> [Exercise brief] Drop the pictures, then extract the listing word for word.

** begin **

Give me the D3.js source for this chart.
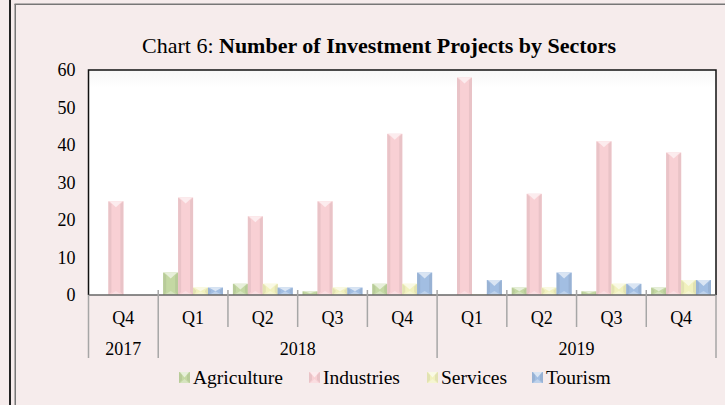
<!DOCTYPE html>
<html>
<head>
<meta charset="utf-8">
<script src="https://cdn.jsdelivr.net/npm/d3@7"></script>
<style>
  html, body { margin: 0; padding: 0; background: #F6ECEC; }
  svg { display: block; }
  text { font-family: "Liberation Serif", "Times New Roman", serif; fill: #000; }
</style>
</head>
<body>
<svg id="chart" width="725" height="405"></svg>
<script>
const quarters = ["Q4", "Q1", "Q2", "Q3", "Q4", "Q1", "Q2", "Q3", "Q4"];
const years = ["2017", "2018", "2018", "2018", "2018", "2019", "2019", "2019", "2019"];
const seriesNames = ["Agriculture", "Industries", "Services", "Tourism"];
const agriculture = [0, 6, 3, 1, 3, 0, 2, 1, 2];
const industries = [25, 26, 21, 25, 43, 58, 27, 41, 38];
const services = [0, 2, 3, 2, 3, 0.2, 2, 3, 4];
const tourism = [0, 2, 2, 2, 6, 4, 6, 3, 4];
const yTicks = [0, 10, 20, 30, 40, 50, 60];
const seriesColors = ["#C4D8A3", "#F8D0D4", "#F1F1BE", "#A2BEE2"];

const seriesValues = [agriculture, industries, services, tourism];
const svg = d3.select("#chart");

// outer frame lines
svg.append("rect").attr("x", 9).attr("y", 0).attr("width", 2).attr("height", 405).attr("fill", "#222");
svg.append("rect").attr("x", 14.5).attr("y", 4).attr("width", 1.5).attr("height", 401).attr("fill", "#777");
svg.append("rect").attr("x", 14.5).attr("y", 3.5).attr("width", 711).attr("height", 1.5).attr("fill", "#777");

const plot = { left: 88.5, right: 716, top: 70, bottom: 295 };

// title
const title = svg.append("text").attr("x", 142).attr("y", 53).attr("font-size", 22);
title.append("tspan").text("Chart 6: ");
title.append("tspan").attr("font-weight", "bold").text("Number of Investment Projects by Sectors");

// plot area background
const defs = svg.append("defs");
const grad = defs.append("linearGradient").attr("id", "pbg").attr("x1", 0).attr("y1", 0).attr("x2", 0).attr("y2", 1);
grad.append("stop").attr("offset", "0").attr("stop-color", "#F7F7F7");
grad.append("stop").attr("offset", "0.08").attr("stop-color", "#FFFFFF");
grad.append("stop").attr("offset", "1").attr("stop-color", "#FFFFFF");
svg.append("rect").attr("x", plot.left).attr("y", plot.top)
  .attr("width", plot.right - plot.left).attr("height", plot.bottom - plot.top)
  .attr("fill", "url(#pbg)");

const idx = d3.range(quarters.length);
const x0 = d3.scaleBand().domain(idx).range([plot.left, plot.right]).padding(0);
const x1 = d3.scaleBand().domain(seriesNames).range([5, x0.bandwidth() - 5]).padding(0);
const y = d3.scaleLinear().domain([0, 60]).range([plot.bottom, plot.top]);

function bevel(g, bx, by, w, h, color) {
  const c = d3.color(color);
  const top = d3.interpolateRgb(color, "#ffffff")(0.6);
  const bot = d3.interpolateRgb(color, "#ffffff")(0.3);
  const side = c.darker(0.18).formatHex();
  g.append("rect").attr("x", bx).attr("y", by).attr("width", w).attr("height", h).attr("fill", color);
  const s = Math.min(3, w / 2, h / 2);
  g.append("polygon").attr("fill", side)
    .attr("points", [[bx, by], [bx + s, by + s], [bx + s, by + h - s], [bx, by + h]].join(" "));
  g.append("polygon").attr("fill", side)
    .attr("points", [[bx + w, by], [bx + w - s, by + s], [bx + w - s, by + h - s], [bx + w, by + h]].join(" "));
  const t = Math.min(h / 2, 6);
  g.append("polygon").attr("fill", top)
    .attr("points", [[bx + 1, by], [bx + w - 1, by], [bx + w / 2, by + t]].join(" "));
  const b = Math.min(h / 2, 4);
  g.append("polygon").attr("fill", bot)
    .attr("points", [[bx + 1, by + h], [bx + w - 1, by + h], [bx + w / 2, by + h - b]].join(" "));
}

const bars = svg.append("g");
seriesNames.forEach((name, si) => {
  seriesValues[si].forEach((v, i) => {
    if (v <= 0) return;
    const bx = x0(i) + x1(name);
    const by = y(v);
    bevel(bars.append("g"), bx, by, x1.bandwidth(), y(0) - by, seriesColors[si]);
  });
});

// plot border
svg.append("path")
  .attr("d", `M${plot.left},${plot.bottom}V${plot.top}H${plot.right}V${plot.bottom}`)
  .attr("fill", "none").attr("stroke", "#111").attr("stroke-width", 1.5);

// y axis labels
const yAxis = d3.axisLeft(y).tickValues(yTicks).tickSize(0).tickPadding(13);
const ya = svg.append("g").attr("transform", `translate(${plot.left},0)`).call(yAxis);
ya.select(".domain").remove();
ya.selectAll("text").attr("font-size", 18).attr("font-family", "Liberation Serif, Times New Roman, serif").attr("fill", "#000");

// category axis
const axisG = svg.append("g");
axisG.append("line").attr("x1", plot.left).attr("x2", plot.right)
  .attr("y1", plot.bottom).attr("y2", plot.bottom).attr("stroke", "#666").attr("stroke-width", 1.5);

// separators
idx.concat([quarters.length]).forEach(i => {
  const xx = i < quarters.length ? x0(i) : plot.right;
  const isYearEdge = i === 0 || i === quarters.length || years[i] !== years[i - 1];
  axisG.append("line").attr("x1", xx).attr("x2", xx)
    .attr("y1", plot.bottom - (i === 0 || i === quarters.length ? 0 : 5))
    .attr("y2", isYearEdge ? 358 : 327)
    .attr("stroke", "#A6A6A6").attr("stroke-width", 1.5);
});

axisG.selectAll(".q").data(idx).join("text")
  .attr("x", i => x0(i) + x0.bandwidth() / 2).attr("y", 324)
  .attr("text-anchor", "middle").attr("font-size", 18).text(i => quarters[i]);

const yearGroups = d3.groups(idx, i => years[i]);
axisG.selectAll(".yr").data(yearGroups).join("text")
  .attr("x", d => (x0(d[1][0]) + x0(d[1][d[1].length - 1]) + x0.bandwidth()) / 2)
  .attr("y", 355).attr("text-anchor", "middle").attr("font-size", 18).text(d => d[0]);

// legend
const legendX = [179, 309, 427, 532];
const lg = svg.append("g");
seriesNames.forEach((name, si) => {
  bevel(lg.append("g"), legendX[si], 372, 11, 11, seriesColors[si]);
  lg.append("text").attr("x", legendX[si] + 14).attr("y", 384)
    .attr("font-size", 19.5).text(name);
});
</script>
</body>
</html>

** end **

> [Answer for the task]
Give me the D3.js source for this chart.
<!DOCTYPE html>
<html>
<head>
<meta charset="utf-8">
<script src="https://cdn.jsdelivr.net/npm/d3@7"></script>
<style>
  html, body { margin: 0; padding: 0; background: #F6ECEC; }
  svg { display: block; }
  text { font-family: "Liberation Serif", "Times New Roman", serif; fill: #000; }
</style>
</head>
<body>
<svg id="chart" width="725" height="405"></svg>
<script>
const quarters = ["Q4", "Q1", "Q2", "Q3", "Q4", "Q1", "Q2", "Q3", "Q4"];
const years = ["2017", "2018", "2018", "2018", "2018", "2019", "2019", "2019", "2019"];
const seriesNames = ["Agriculture", "Industries", "Services", "Tourism"];
const agriculture = [0, 6, 3, 1, 3, 0, 2, 1, 2];
const industries = [25, 26, 21, 25, 43, 58, 27, 41, 38];
const services = [0, 2, 3, 2, 3, 0.2, 2, 3, 4];
const tourism = [0, 2, 2, 2, 6, 4, 6, 3, 4];
const yTicks = [0, 10, 20, 30, 40, 50, 60];
const seriesColors = ["#C4D8A3", "#F8D0D4", "#F1F1BE", "#A2BEE2"];

const seriesValues = [agriculture, industries, services, tourism];
const svg = d3.select("#chart");

// outer frame lines
svg.append("rect").attr("x", 9).attr("y", 0).attr("width", 2).attr("height", 405).attr("fill", "#222");
svg.append("rect").attr("x", 14.5).attr("y", 4).attr("width", 1.5).attr("height", 401).attr("fill", "#777");
svg.append("rect").attr("x", 14.5).attr("y", 3.5).attr("width", 711).attr("height", 1.5).attr("fill", "#777");

const plot = { left: 88.5, right: 716, top: 70, bottom: 295 };

// title
const title = svg.append("text").attr("x", 142).attr("y", 53).attr("font-size", 22);
title.append("tspan").text("Chart 6: ");
title.append("tspan").attr("font-weight", "bold").text("Number of Investment Projects by Sectors");

// plot area background
const defs = svg.append("defs");
const grad = defs.append("linearGradient").attr("id", "pbg").attr("x1", 0).attr("y1", 0).attr("x2", 0).attr("y2", 1);
grad.append("stop").attr("offset", "0").attr("stop-color", "#F7F7F7");
grad.append("stop").attr("offset", "0.08").attr("stop-color", "#FFFFFF");
grad.append("stop").attr("offset", "1").attr("stop-color", "#FFFFFF");
svg.append("rect").attr("x", plot.left).attr("y", plot.top)
  .attr("width", plot.right - plot.left).attr("height", plot.bottom - plot.top)
  .attr("fill", "url(#pbg)");

const idx = d3.range(quarters.length);
const x0 = d3.scaleBand().domain(idx).range([plot.left, plot.right]).padding(0);
const x1 = d3.scaleBand().domain(seriesNames).range([5, x0.bandwidth() - 5]).padding(0);
const y = d3.scaleLinear().domain([0, 60]).range([plot.bottom, plot.top]);

function bevel(g, bx, by, w, h, color) {
  const c = d3.color(color);
  const top = d3.interpolateRgb(color, "#ffffff")(0.6);
  const bot = d3.interpolateRgb(color, "#ffffff")(0.3);
  const side = c.darker(0.18).formatHex();
  g.append("rect").attr("x", bx).attr("y", by).attr("width", w).attr("height", h).attr("fill", color);
  const s = Math.min(3, w / 2, h / 2);
  g.append("polygon").attr("fill", side)
    .attr("points", [[bx, by], [bx + s, by + s], [bx + s, by + h - s], [bx, by + h]].join(" "));
  g.append("polygon").attr("fill", side)
    .attr("points", [[bx + w, by], [bx + w - s, by + s], [bx + w - s, by + h - s], [bx + w, by + h]].join(" "));
  const t = Math.min(h / 2, 6);
  g.append("polygon").attr("fill", top)
    .attr("points", [[bx + 1, by], [bx + w - 1, by], [bx + w / 2, by + t]].join(" "));
  const b = Math.min(h / 2, 4);
  g.append("polygon").attr("fill", bot)
    .attr("points", [[bx + 1, by + h], [bx + w - 1, by + h], [bx + w / 2, by + h - b]].join(" "));
}

const bars = svg.append("g");
seriesNames.forEach((name, si) => {
  seriesValues[si].forEach((v, i) => {
    if (v <= 0) return;
    const bx = x0(i) + x1(name);
    const by = y(v);
    bevel(bars.append("g"), bx, by, x1.bandwidth(), y(0) - by, seriesColors[si]);
  });
});

// plot border
svg.append("path")
  .attr("d", `M${plot.left},${plot.bottom}V${plot.top}H${plot.right}V${plot.bottom}`)
  .attr("fill", "none").attr("stroke", "#111").attr("stroke-width", 1.5);

// y axis labels
const yAxis = d3.axisLeft(y).tickValues(yTicks).tickSize(0).tickPadding(13);
const ya = svg.append("g").attr("transform", `translate(${plot.left},0)`).call(yAxis);
ya.select(".domain").remove();
ya.selectAll("text").attr("font-size", 18).attr("font-family", "Liberation Serif, Times New Roman, serif").attr("fill", "#000");

// category axis
const axisG = svg.append("g");
axisG.append("line").attr("x1", plot.left).attr("x2", plot.right)
  .attr("y1", plot.bottom).attr("y2", plot.bottom).attr("stroke", "#666").attr("stroke-width", 1.5);

// separators
idx.concat([quarters.length]).forEach(i => {
  const xx = i < quarters.length ? x0(i) : plot.right;
  const isYearEdge = i === 0 || i === quarters.length || years[i] !== years[i - 1];
  axisG.append("line").attr("x1", xx).attr("x2", xx)
    .attr("y1", plot.bottom - (i === 0 || i === quarters.length ? 0 : 5))
    .attr("y2", isYearEdge ? 358 : 327)
    .attr("stroke", "#A6A6A6").attr("stroke-width", 1.5);
});

axisG.selectAll(".q").data(idx).join("text")
  .attr("x", i => x0(i) + x0.bandwidth() / 2).attr("y", 324)
  .attr("text-anchor", "middle").attr("font-size", 18).text(i => quarters[i]);

const yearGroups = d3.groups(idx, i => years[i]);
axisG.selectAll(".yr").data(yearGroups).join("text")
  .attr("x", d => (x0(d[1][0]) + x0(d[1][d[1].length - 1]) + x0.bandwidth()) / 2)
  .attr("y", 355).attr("text-anchor", "middle").attr("font-size", 18).text(d => d[0]);

// legend
const legendX = [179, 309, 427, 532];
const lg = svg.append("g");
seriesNames.forEach((name, si) => {
  bevel(lg.append("g"), legendX[si], 372, 11, 11, seriesColors[si]);
  lg.append("text").attr("x", legendX[si] + 14).attr("y", 384)
    .attr("font-size", 19.5).text(name);
});
</script>
</body>
</html>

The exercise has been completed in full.